(What is required):
Please return exactly the run of lines that begins with the line containing "Convert this chart to Apache ECharts code." and ends with the line containing "226000, 175000, 180000];", pictures excluded.

(Material shown):
** BEGIN **

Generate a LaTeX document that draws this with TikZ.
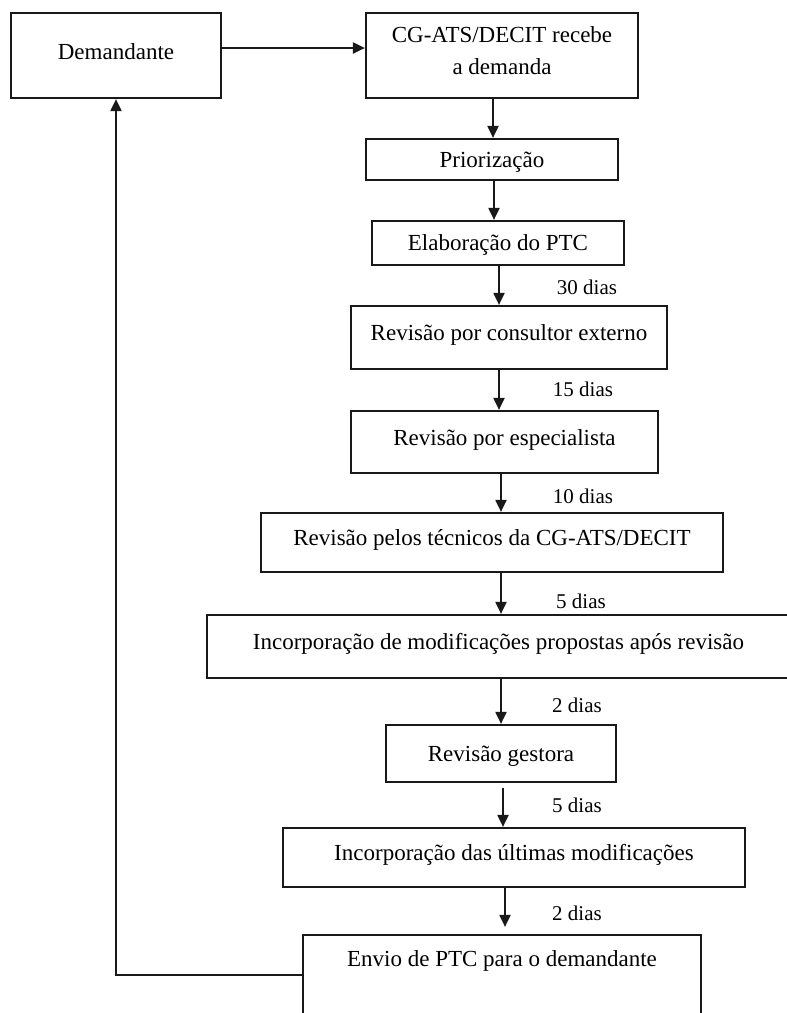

** END **
** BEGIN **

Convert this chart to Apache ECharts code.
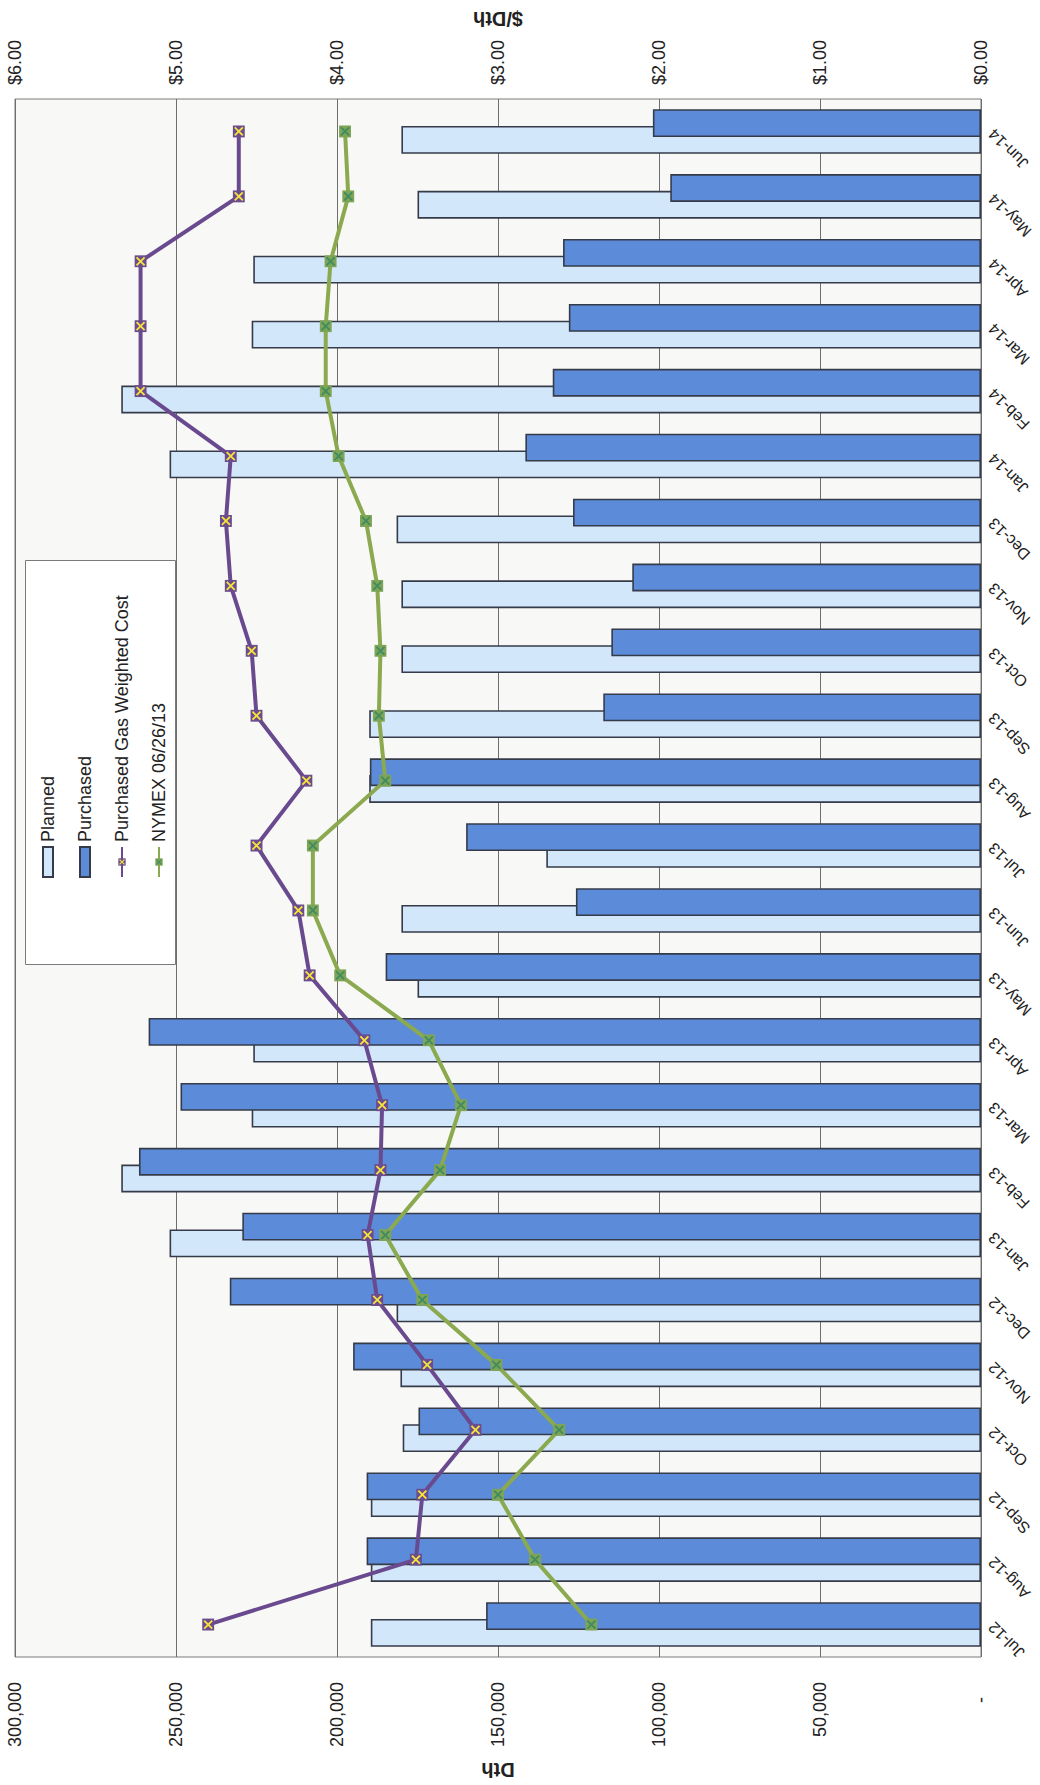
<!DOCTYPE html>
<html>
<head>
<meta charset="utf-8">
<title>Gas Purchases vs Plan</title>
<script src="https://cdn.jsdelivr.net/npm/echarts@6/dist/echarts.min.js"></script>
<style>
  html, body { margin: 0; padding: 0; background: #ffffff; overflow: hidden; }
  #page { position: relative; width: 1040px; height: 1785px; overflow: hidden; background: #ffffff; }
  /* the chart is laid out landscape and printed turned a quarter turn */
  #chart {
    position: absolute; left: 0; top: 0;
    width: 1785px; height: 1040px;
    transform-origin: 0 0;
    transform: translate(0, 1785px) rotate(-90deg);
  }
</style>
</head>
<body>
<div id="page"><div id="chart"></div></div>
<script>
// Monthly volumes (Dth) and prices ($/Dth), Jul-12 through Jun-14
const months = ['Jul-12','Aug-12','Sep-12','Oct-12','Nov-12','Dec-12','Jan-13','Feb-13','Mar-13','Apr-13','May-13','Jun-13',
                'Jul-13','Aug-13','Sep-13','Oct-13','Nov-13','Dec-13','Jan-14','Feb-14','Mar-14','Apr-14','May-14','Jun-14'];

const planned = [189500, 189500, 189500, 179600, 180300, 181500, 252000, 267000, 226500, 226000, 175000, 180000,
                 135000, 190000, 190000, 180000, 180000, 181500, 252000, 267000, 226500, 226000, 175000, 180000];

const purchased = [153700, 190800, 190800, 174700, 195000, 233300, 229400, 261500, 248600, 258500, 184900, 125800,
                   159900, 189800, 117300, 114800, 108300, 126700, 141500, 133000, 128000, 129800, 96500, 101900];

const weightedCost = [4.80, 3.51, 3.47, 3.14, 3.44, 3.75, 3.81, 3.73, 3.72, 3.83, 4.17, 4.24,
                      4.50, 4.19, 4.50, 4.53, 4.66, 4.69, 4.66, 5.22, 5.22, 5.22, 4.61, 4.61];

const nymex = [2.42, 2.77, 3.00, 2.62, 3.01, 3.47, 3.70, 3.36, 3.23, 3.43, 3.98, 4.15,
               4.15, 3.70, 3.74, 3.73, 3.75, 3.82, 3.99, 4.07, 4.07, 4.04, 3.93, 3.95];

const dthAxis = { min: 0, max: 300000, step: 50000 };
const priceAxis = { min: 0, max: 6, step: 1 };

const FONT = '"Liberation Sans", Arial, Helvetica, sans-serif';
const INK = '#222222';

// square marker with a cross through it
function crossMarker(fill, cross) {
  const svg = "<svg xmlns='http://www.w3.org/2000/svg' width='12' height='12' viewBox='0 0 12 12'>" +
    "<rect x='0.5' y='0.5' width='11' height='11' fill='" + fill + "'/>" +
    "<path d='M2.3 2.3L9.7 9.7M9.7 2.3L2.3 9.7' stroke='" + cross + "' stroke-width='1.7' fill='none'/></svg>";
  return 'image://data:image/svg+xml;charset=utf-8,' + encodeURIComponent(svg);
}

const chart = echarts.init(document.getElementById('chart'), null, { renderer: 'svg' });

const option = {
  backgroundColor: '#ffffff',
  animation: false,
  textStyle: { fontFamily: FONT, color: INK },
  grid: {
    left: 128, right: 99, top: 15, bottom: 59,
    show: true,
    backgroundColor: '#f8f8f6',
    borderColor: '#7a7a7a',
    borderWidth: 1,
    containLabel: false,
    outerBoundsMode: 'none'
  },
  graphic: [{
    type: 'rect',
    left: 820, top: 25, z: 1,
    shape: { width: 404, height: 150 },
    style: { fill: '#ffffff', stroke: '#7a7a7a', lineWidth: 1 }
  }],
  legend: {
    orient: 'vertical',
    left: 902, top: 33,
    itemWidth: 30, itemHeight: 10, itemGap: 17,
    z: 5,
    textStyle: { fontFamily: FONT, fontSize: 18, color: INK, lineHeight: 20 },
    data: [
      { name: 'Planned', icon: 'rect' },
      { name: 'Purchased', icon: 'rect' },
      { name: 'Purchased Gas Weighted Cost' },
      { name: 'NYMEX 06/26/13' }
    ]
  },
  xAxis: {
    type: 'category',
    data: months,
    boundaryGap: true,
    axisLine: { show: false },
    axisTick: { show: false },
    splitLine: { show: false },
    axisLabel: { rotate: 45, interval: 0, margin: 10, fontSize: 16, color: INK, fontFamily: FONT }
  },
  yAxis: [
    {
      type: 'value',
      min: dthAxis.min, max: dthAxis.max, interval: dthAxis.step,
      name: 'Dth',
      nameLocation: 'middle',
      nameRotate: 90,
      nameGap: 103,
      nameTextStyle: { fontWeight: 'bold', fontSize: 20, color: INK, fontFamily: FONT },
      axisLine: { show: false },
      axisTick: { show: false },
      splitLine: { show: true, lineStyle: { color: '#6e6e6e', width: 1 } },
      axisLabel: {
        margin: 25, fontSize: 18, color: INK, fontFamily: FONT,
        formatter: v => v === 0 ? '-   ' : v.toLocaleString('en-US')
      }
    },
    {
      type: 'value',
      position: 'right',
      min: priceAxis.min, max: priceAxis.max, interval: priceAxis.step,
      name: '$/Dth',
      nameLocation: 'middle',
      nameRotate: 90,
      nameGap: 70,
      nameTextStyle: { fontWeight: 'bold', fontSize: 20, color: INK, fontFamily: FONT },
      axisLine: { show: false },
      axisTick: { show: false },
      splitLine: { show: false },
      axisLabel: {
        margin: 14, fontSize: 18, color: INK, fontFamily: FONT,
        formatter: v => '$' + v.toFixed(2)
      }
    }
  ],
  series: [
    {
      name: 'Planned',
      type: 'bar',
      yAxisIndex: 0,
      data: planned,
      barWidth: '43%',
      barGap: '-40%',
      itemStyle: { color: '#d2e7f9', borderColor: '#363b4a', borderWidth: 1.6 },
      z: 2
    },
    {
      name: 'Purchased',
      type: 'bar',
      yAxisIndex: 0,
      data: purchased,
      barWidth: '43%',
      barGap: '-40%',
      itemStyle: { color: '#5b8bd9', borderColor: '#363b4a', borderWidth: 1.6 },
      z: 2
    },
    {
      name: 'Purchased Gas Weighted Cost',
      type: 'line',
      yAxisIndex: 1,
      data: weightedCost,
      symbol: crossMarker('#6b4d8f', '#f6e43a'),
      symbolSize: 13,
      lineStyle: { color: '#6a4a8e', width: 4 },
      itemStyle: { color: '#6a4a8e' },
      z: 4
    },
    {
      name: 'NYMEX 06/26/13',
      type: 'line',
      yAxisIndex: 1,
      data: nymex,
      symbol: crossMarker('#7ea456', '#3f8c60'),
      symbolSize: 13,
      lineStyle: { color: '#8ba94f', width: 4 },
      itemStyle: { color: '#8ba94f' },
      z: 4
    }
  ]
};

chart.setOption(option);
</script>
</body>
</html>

** END **

(Correct output):
Convert this chart to Apache ECharts code.
<!DOCTYPE html>
<html>
<head>
<meta charset="utf-8">
<title>Gas Purchases vs Plan</title>
<script src="https://cdn.jsdelivr.net/npm/echarts@6/dist/echarts.min.js"></script>
<style>
  html, body { margin: 0; padding: 0; background: #ffffff; overflow: hidden; }
  #page { position: relative; width: 1040px; height: 1785px; overflow: hidden; background: #ffffff; }
  /* the chart is laid out landscape and printed turned a quarter turn */
  #chart {
    position: absolute; left: 0; top: 0;
    width: 1785px; height: 1040px;
    transform-origin: 0 0;
    transform: translate(0, 1785px) rotate(-90deg);
  }
</style>
</head>
<body>
<div id="page"><div id="chart"></div></div>
<script>
// Monthly volumes (Dth) and prices ($/Dth), Jul-12 through Jun-14
const months = ['Jul-12','Aug-12','Sep-12','Oct-12','Nov-12','Dec-12','Jan-13','Feb-13','Mar-13','Apr-13','May-13','Jun-13',
                'Jul-13','Aug-13','Sep-13','Oct-13','Nov-13','Dec-13','Jan-14','Feb-14','Mar-14','Apr-14','May-14','Jun-14'];

const planned = [189500, 189500, 189500, 179600, 180300, 181500, 252000, 267000, 226500, 226000, 175000, 180000,
                 135000, 190000, 190000, 180000, 180000, 181500, 252000, 267000, 226500, 226000, 175000, 180000];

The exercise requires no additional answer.